= Work to do =
Skipping all pictures, set down the lines of the listing from the first through the one with "30, 35, 40];".

— BEGIN —

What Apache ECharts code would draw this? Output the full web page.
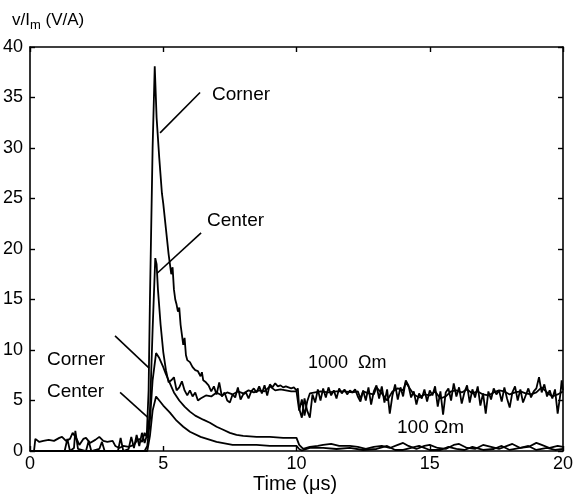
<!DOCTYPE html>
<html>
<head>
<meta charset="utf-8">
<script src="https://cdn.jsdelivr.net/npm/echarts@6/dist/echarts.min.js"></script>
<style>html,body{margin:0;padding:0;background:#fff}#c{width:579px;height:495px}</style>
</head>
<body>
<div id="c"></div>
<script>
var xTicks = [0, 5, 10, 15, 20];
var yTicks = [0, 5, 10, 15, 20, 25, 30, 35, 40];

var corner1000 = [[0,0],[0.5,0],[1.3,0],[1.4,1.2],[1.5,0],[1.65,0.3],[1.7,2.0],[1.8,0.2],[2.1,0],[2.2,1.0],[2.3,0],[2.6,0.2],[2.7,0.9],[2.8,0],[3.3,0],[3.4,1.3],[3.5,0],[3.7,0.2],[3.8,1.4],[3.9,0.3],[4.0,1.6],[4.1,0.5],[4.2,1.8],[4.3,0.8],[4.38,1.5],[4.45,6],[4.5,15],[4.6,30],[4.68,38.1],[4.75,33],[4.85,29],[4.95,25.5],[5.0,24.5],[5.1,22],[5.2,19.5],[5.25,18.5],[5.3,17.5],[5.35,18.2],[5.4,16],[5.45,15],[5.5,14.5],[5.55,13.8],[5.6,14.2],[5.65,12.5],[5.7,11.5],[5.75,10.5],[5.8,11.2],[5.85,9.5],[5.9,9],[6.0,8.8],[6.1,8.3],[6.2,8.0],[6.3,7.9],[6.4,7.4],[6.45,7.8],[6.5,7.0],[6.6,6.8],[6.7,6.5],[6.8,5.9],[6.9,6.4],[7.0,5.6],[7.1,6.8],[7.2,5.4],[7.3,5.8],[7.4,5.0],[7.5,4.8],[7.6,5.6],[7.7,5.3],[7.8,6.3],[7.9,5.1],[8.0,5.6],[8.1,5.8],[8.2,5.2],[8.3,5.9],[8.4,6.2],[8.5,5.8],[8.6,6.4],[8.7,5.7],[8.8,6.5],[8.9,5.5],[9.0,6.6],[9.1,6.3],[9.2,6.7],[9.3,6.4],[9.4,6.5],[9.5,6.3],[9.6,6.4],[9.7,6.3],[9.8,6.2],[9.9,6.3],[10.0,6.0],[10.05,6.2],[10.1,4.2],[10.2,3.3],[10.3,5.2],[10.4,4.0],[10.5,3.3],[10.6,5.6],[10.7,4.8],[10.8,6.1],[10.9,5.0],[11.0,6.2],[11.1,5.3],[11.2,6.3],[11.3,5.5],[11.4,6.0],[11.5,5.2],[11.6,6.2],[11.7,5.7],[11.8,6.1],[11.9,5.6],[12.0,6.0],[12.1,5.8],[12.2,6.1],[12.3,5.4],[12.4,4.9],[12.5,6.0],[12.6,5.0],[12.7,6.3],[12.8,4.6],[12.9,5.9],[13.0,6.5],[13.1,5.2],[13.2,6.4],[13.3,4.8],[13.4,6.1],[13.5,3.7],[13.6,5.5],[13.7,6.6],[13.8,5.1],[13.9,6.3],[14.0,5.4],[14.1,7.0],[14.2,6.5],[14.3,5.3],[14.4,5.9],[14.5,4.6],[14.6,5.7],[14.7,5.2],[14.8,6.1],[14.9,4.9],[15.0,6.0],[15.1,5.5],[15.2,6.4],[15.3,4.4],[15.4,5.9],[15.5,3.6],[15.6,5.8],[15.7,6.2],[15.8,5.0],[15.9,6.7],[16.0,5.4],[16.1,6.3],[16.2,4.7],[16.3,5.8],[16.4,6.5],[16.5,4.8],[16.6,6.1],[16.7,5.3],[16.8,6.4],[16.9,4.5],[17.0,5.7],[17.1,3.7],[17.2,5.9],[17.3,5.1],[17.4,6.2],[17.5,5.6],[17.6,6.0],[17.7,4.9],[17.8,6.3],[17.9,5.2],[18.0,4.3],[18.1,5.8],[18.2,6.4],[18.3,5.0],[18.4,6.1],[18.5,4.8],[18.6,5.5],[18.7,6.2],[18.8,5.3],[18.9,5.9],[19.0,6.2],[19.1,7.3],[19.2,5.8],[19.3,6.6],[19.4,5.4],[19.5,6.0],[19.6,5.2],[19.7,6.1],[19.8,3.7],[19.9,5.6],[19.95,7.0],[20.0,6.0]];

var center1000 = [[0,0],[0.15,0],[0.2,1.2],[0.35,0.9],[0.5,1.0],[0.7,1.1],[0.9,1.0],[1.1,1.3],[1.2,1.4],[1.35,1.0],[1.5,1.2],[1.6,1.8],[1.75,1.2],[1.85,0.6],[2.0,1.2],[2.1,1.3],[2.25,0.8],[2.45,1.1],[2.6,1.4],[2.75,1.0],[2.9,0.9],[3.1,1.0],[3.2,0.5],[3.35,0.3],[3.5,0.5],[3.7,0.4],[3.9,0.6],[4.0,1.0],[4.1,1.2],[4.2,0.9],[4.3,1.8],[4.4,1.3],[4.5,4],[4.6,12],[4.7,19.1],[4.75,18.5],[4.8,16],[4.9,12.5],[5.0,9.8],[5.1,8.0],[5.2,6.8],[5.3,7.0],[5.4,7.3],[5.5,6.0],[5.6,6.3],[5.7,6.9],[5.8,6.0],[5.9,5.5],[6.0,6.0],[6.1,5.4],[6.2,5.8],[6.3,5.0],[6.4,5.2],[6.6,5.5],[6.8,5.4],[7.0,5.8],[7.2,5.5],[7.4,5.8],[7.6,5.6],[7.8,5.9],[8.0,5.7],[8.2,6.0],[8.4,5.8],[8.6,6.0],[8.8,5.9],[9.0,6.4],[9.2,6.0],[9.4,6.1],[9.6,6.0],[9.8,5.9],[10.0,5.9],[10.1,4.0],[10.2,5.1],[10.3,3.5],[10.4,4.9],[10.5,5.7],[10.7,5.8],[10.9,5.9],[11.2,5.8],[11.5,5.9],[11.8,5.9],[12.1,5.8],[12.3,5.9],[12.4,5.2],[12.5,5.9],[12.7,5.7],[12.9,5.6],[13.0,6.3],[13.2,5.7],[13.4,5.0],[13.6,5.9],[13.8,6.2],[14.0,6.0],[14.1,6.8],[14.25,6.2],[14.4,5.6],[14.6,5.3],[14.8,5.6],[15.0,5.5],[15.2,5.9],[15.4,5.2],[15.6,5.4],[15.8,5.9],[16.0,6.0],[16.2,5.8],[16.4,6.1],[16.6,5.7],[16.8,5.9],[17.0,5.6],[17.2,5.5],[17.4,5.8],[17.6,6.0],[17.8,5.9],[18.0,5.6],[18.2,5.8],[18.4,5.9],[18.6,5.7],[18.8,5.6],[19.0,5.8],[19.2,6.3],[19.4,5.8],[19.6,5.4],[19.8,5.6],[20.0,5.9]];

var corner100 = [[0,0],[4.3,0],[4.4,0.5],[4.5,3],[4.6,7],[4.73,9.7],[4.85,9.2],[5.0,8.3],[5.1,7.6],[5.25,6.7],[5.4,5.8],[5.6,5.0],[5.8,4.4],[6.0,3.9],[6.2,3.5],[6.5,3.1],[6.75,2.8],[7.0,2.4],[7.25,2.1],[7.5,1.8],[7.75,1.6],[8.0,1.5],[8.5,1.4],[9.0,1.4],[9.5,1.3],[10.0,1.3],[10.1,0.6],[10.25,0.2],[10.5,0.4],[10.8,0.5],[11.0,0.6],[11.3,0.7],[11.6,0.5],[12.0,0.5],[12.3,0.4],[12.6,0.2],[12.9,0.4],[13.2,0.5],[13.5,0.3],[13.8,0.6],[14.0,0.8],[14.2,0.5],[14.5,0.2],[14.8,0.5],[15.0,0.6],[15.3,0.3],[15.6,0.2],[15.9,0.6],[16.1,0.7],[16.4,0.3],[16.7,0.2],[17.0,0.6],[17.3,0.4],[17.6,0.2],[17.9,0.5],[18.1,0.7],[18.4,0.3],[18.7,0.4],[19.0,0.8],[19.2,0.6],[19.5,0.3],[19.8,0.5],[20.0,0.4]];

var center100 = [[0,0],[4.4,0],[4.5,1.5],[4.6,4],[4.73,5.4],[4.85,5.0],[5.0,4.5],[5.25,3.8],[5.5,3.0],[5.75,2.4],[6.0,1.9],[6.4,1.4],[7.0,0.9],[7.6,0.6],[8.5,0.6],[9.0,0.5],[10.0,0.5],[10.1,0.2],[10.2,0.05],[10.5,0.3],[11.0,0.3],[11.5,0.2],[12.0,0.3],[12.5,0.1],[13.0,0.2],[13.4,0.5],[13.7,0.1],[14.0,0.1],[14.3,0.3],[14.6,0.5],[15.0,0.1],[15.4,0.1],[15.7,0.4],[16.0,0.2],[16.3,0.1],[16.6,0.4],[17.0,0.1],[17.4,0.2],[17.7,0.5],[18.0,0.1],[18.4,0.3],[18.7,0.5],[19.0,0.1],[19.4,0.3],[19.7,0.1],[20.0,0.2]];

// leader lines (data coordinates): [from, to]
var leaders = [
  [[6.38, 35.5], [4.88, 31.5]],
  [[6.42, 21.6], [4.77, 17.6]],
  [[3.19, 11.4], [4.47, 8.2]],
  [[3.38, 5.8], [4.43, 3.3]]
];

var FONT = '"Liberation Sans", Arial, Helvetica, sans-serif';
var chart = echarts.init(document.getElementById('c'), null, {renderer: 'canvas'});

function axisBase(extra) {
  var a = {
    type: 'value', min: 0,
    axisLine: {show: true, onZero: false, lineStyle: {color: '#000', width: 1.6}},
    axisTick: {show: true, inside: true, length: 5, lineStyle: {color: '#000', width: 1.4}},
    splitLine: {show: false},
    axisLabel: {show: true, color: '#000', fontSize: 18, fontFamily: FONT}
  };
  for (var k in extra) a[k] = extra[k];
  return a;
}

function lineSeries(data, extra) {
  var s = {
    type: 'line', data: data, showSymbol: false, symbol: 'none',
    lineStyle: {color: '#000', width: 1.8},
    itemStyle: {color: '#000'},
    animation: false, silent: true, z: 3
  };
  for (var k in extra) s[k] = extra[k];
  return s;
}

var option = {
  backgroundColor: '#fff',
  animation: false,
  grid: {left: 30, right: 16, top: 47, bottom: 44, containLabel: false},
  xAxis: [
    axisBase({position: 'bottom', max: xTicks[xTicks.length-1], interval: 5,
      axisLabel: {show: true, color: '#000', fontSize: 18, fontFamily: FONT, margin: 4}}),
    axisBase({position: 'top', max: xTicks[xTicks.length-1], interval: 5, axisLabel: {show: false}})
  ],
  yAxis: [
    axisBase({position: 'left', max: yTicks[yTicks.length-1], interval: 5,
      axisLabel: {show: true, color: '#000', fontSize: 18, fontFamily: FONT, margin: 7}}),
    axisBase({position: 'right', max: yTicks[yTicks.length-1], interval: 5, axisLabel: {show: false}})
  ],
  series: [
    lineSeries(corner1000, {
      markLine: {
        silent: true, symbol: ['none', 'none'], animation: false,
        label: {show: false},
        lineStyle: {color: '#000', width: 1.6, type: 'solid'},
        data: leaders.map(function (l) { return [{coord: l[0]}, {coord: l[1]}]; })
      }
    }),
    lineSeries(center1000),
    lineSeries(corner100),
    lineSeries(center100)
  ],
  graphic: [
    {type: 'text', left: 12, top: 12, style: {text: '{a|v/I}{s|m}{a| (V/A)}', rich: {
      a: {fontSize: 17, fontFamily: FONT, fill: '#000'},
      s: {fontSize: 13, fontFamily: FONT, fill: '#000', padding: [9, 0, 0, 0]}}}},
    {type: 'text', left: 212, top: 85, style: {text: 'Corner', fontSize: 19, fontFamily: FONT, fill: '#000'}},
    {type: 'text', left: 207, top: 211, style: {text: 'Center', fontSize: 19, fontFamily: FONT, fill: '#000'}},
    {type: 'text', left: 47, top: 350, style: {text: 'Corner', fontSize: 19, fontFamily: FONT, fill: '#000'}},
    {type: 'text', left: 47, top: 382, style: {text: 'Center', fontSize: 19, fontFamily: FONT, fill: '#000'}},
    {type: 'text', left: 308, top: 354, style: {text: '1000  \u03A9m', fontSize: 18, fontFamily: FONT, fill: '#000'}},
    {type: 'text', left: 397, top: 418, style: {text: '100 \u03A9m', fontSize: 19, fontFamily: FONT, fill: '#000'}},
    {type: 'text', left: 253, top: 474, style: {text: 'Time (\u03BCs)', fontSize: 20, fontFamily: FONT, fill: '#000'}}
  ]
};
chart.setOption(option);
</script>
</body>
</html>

— END —

= Output for this task =
What Apache ECharts code would draw this? Output the full web page.
<!DOCTYPE html>
<html>
<head>
<meta charset="utf-8">
<script src="https://cdn.jsdelivr.net/npm/echarts@6/dist/echarts.min.js"></script>
<style>html,body{margin:0;padding:0;background:#fff}#c{width:579px;height:495px}</style>
</head>
<body>
<div id="c"></div>
<script>
var xTicks = [0, 5, 10, 15, 20];
var yTicks = [0, 5, 10, 15, 20, 25, 30, 35, 40];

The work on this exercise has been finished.